Task requirements: Pull out every line of the listing below where "chart" appears.

Raw data:
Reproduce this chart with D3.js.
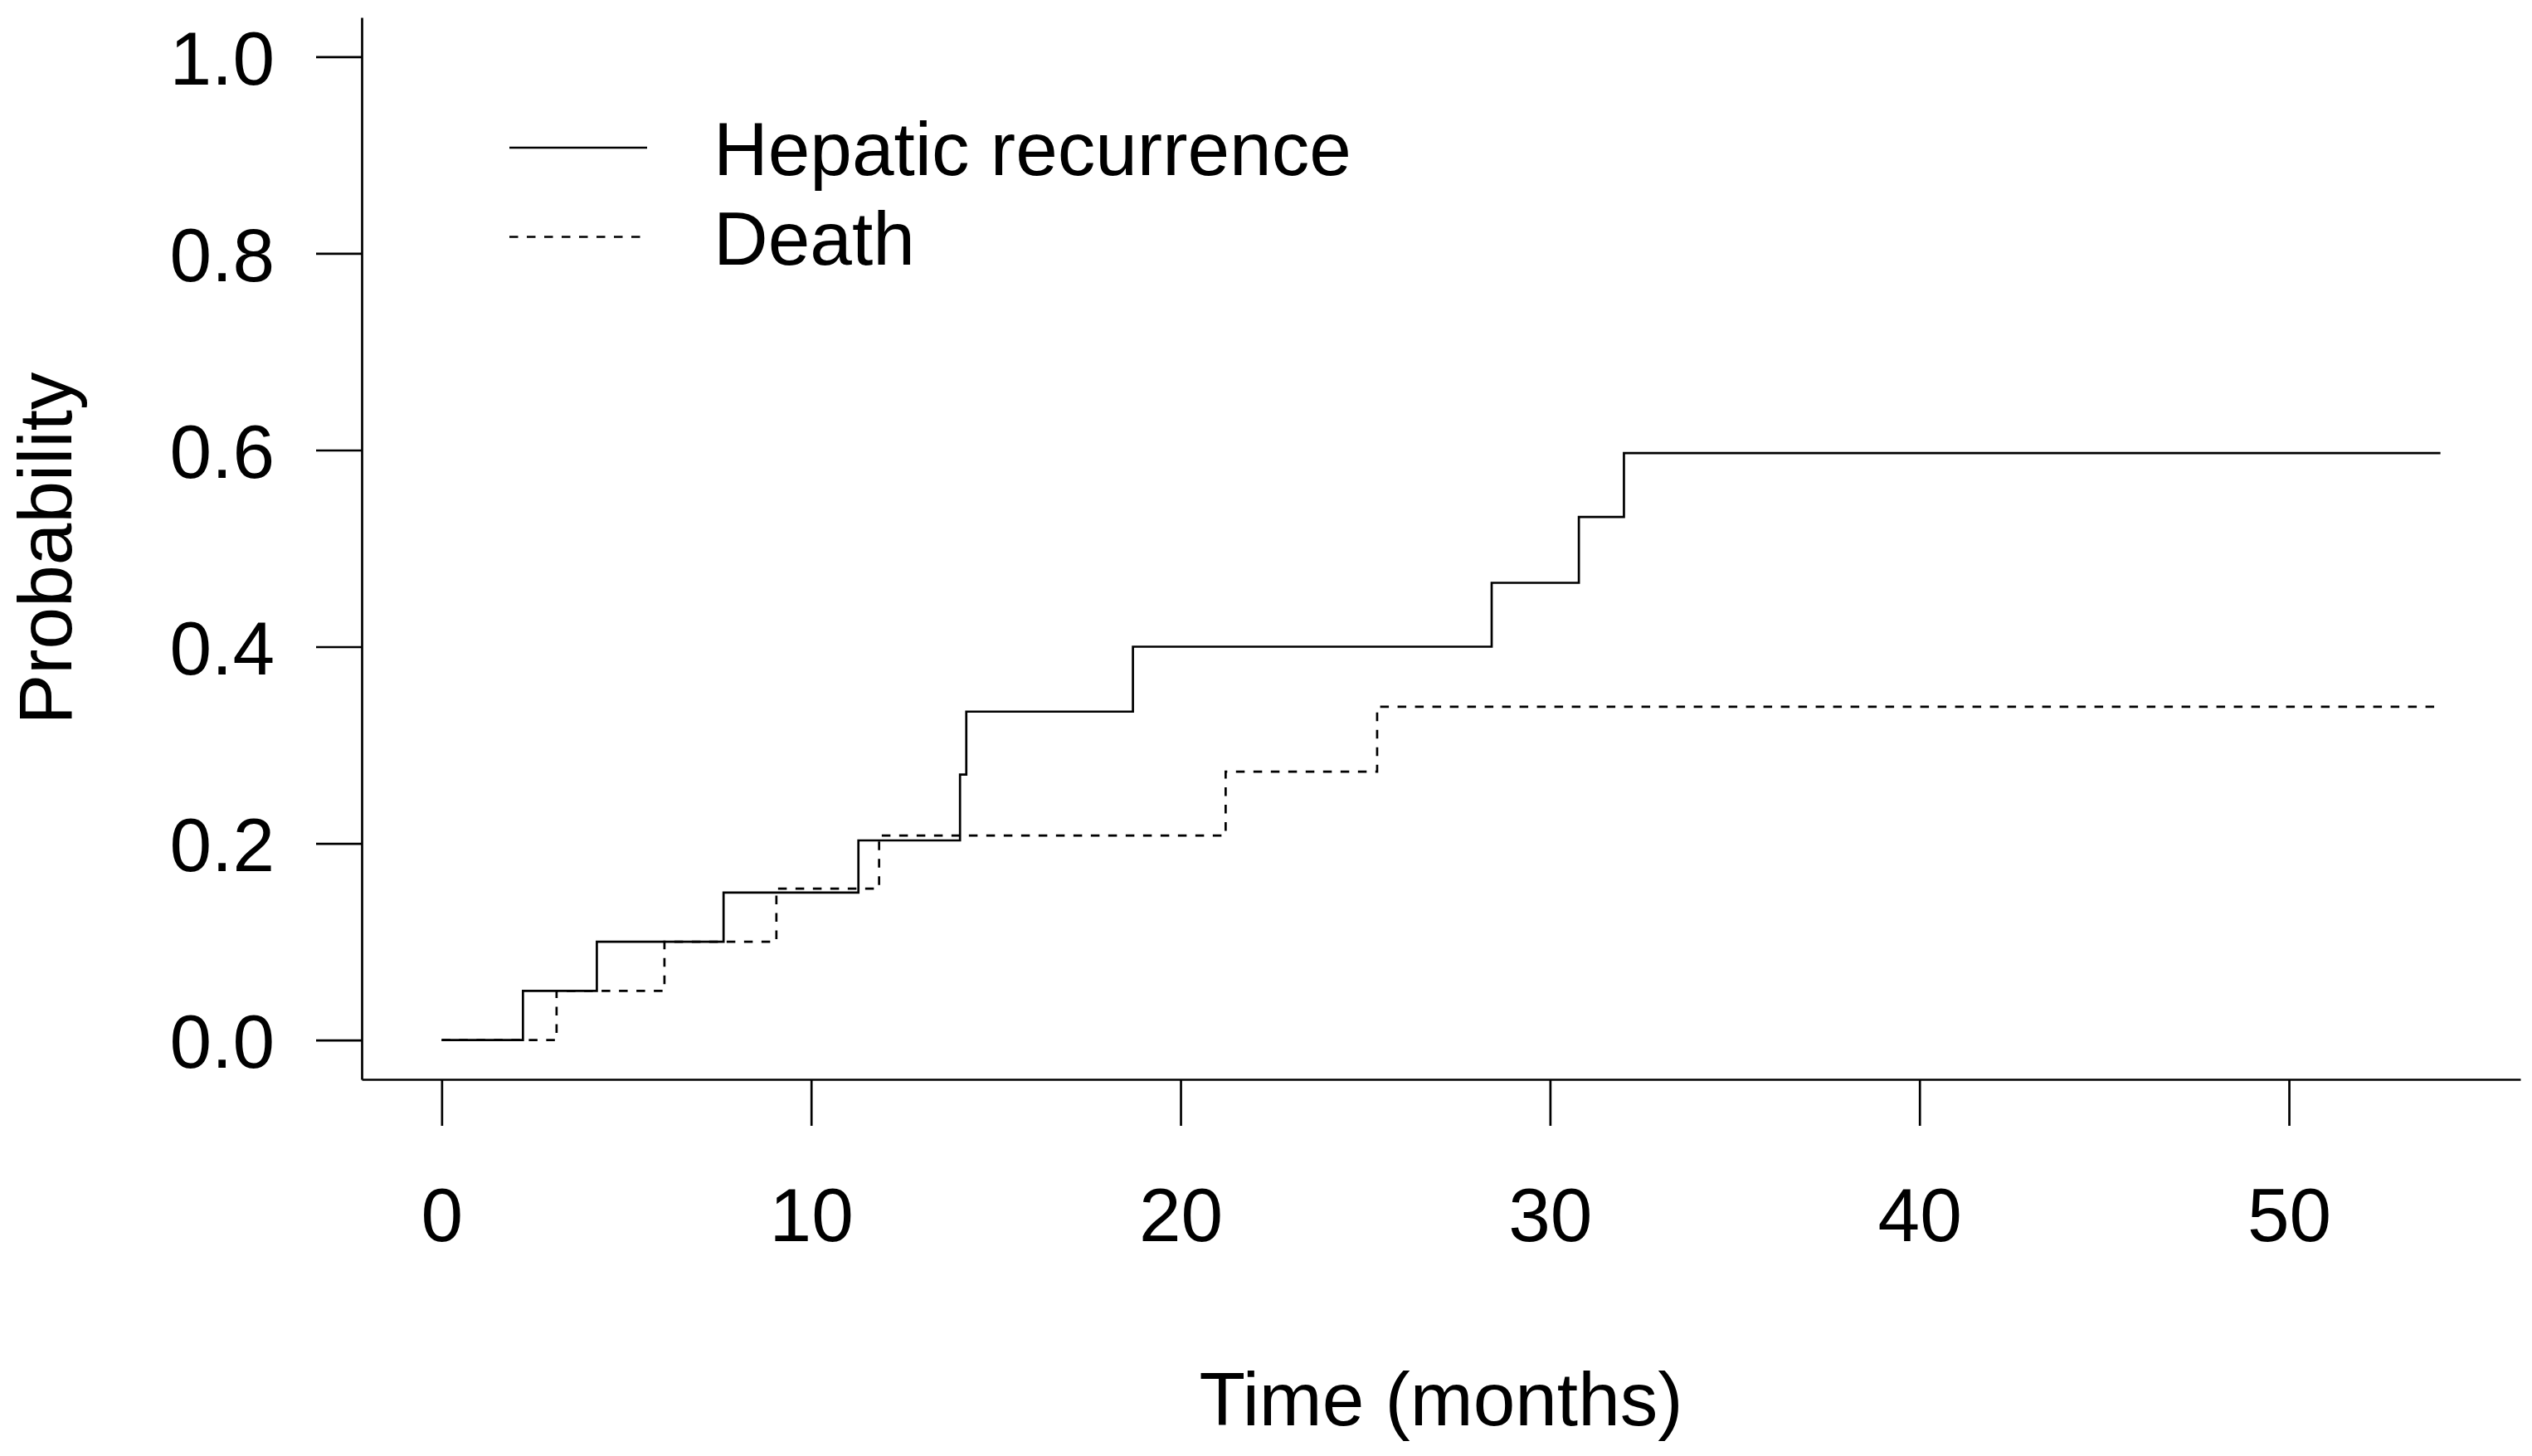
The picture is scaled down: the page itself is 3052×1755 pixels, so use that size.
<!DOCTYPE html>
<html>
<head>
<meta charset="utf-8">
<script src="https://cdn.jsdelivr.net/npm/d3@7"></script>
<style>
  body { margin: 0; background: #ffffff; }
  #chart { width: 3052px; height: 1755px; }
</style>
</head>
<body>
<div id="chart"></div>
<script>
// cumulative incidence steps (months, probability)
const hepaticTimes = [0, 2.2, 4.2, 7.63, 11.28, 14.03, 14.2, 18.71, 28.42, 30.78, 32.0];
const hepaticProbs = [0, 0.05, 0.10, 0.15, 0.203, 0.27, 0.334, 0.40, 0.465, 0.532, 0.597];
const deathTimes = [0, 3.11, 6.03, 9.06, 11.84, 21.22, 25.32];
const deathProbs = [0, 0.05, 0.10, 0.154, 0.208, 0.273, 0.339];
const followUpEnd = 54.1;

const xTicks = [0, 10, 20, 30, 40, 50];
const yTicks = [0, 0.2, 0.4, 0.6, 0.8, 1.0];
const legendLabels = ["Hepatic recurrence", "Death"];
const legendDashes = [null, "10.5,10.5"];

const width = 3052;
const height = 1755;
const fontFamily = "'Liberation Sans', Arial, Helvetica, sans-serif";
const fontSize = 91;
const lineWidth = 2.7;

function toSteps(times, probs) {
  const pts = times.map((t, i) => ({ t, p: probs[i] }));
  pts.push({ t: followUpEnd, p: probs[probs.length - 1] });
  return pts;
}

const svg = d3.select("#chart")
  .append("svg")
  .attr("width", width)
  .attr("height", height)
  .attr("viewBox", `0 0 ${width} ${height}`);

svg.append("rect")
  .attr("width", width)
  .attr("height", height)
  .attr("fill", "#ffffff");

// R style 4% padding around the data range
const xMin = 0, xMax = followUpEnd;
const xPad = (xMax - xMin) * 0.04;
const x = d3.scaleLinear()
  .domain([xMin - xPad, xMax + xPad])
  .range([436, 3038]);

const y = d3.scaleLinear()
  .domain([-0.04, 1.04])
  .range([1301, 21]);

const xAxis = svg.append("g")
  .attr("transform", `translate(0,${y.range()[0]})`)
  .call(d3.axisBottom(x)
    .tickValues(xTicks)
    .tickSize(56)
    .tickSizeOuter(0)
    .tickPadding(74)
    .tickFormat(d3.format("d")));

const yAxis = svg.append("g")
  .attr("transform", `translate(${x.range()[0]},0)`)
  .call(d3.axisLeft(y)
    .tickValues(yTicks)
    .tickSize(55)
    .tickSizeOuter(0)
    .tickPadding(50)
    .tickFormat(d3.format(".1f")));

[xAxis, yAxis].forEach((g) => {
  g.selectAll("path.domain, line")
    .attr("stroke", "#000")
    .attr("stroke-width", lineWidth);
  g.selectAll("text")
    .attr("fill", "#000")
    .style("font-family", fontFamily)
    .style("font-size", `${fontSize}px`);
});
yAxis.selectAll("text").attr("dy", "0.36em");

// axis titles
svg.append("text")
  .attr("x", (x.range()[0] + x.range()[1]) / 2)
  .attr("y", 1718)
  .attr("text-anchor", "middle")
  .style("font-family", fontFamily)
  .style("font-size", `${fontSize}px`)
  .text("Time (months)");

svg.append("text")
  .attr("transform", `translate(86,${(y.range()[0] + y.range()[1]) / 2}) rotate(-90)`)
  .attr("text-anchor", "middle")
  .style("font-family", fontFamily)
  .style("font-size", `${fontSize}px`)
  .text("Probability");

// step curves
const stepLine = d3.line()
  .x((d) => x(d.t))
  .y((d) => y(d.p))
  .curve(d3.curveStepAfter);

const series = [toSteps(hepaticTimes, hepaticProbs), toSteps(deathTimes, deathProbs)];

series.forEach((pts, i) => {
  svg.append("path")
    .datum(pts)
    .attr("d", stepLine)
    .attr("fill", "none")
    .attr("stroke", "#000")
    .attr("stroke-width", lineWidth)
    .attr("stroke-dasharray", legendDashes[i]);
});

// legend
const legend = svg.append("g");
legendLabels.forEach((label, i) => {
  const ly = 178 + i * 107.5;
  legend.append("line")
    .attr("x1", 614)
    .attr("x2", 780)
    .attr("y1", ly)
    .attr("y2", ly)
    .attr("stroke", "#000")
    .attr("stroke-width", lineWidth)
    .attr("stroke-dasharray", legendDashes[i]);
  legend.append("text")
    .attr("x", 860)
    .attr("y", ly + 33)
    .style("font-family", fontFamily)
    .style("font-size", `${fontSize}px`)
    .text(label);
});
</script>
</body>
</html>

Problem solution:
Reproduce this chart with D3.js.
  #chart { width: 3052px; height: 1755px; }
<div id="chart"></div>
const svg = d3.select("#chart")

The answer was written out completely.